When dealing with the loss of a loved one, memories have a strong effect on the grieving process. One of the most important memories is often the last shared interaction. Unfortunately, it is not uncommon for this interaction to leave some of those grieving with feelings of guilt. If the last interaction ended in an argument, for example, it can make dealing with the loss even more challenging. However, there are steps one can take to hopefully learn from this negative emotion.
1) Reflect on the Argument
While thinking about the argument may initially increase feelings of guilt, it can lead to positive results. For example, reflecting can help learning to handle similar problems in the future. Take a step back and try to think about the particular argument.

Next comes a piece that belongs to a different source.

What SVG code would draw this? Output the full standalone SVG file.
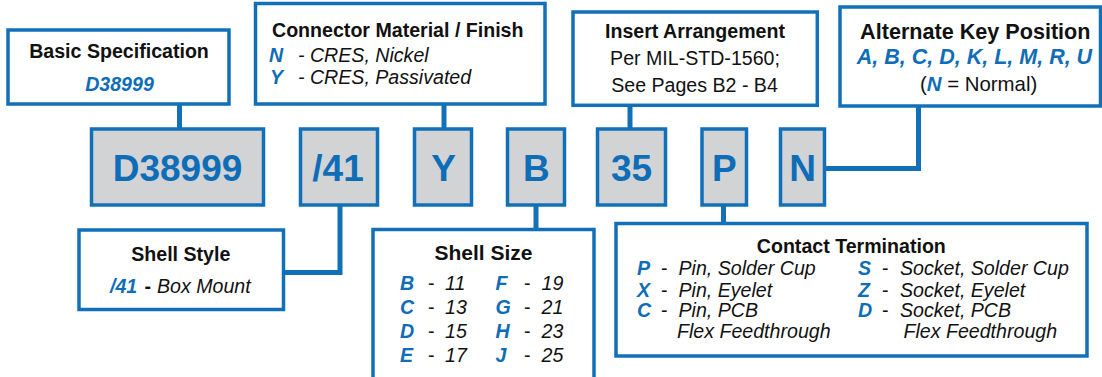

Did you take time to think about what you were going to say before speaking? Often during arguments people feel as though they need to respond quickly. Rather, focus on learning to listen to what the person has to say and reflecting before responding. While the other person may become accusatory or angry, try to remain calm and take a step back. Keep your focus on trying to solve the disagreement as peacefully as possible. Think about how to empathize and describe your feelings without using an accusatory tone or negative language.
2) Forgive Them and Yourself
What could have been said differently? As mentioned above, during arguments people feel they need to respond quickly. In the heat of the moment, people often say things they don’t mean or focus on phrasing. Often it is easier to think about phrasing or resolutions after the argument is over.
During reflection, you may realize although you care about the person, you said something hurtful towards them. Rather than letting guilt take control, use this realization in a positive way. Take this moment to understand your loved one may have done the same. Forgive both them and yourself for not showing the usual care toward each other’s feelings.
3) Think about the Positive Times
It is expected for people who are around each other frequently to occasionally disagree. If the last interaction you had with your loved one was negative, it likely will stand out in your memory. However, the negative interaction does not mean that the two of you did not care about each other. In fact, odds are the two of you shared a lot more good times than bad. Take time and think about the times you shared in which you both proved you cared about each other. These times mean more about your relationship than the negative last interaction.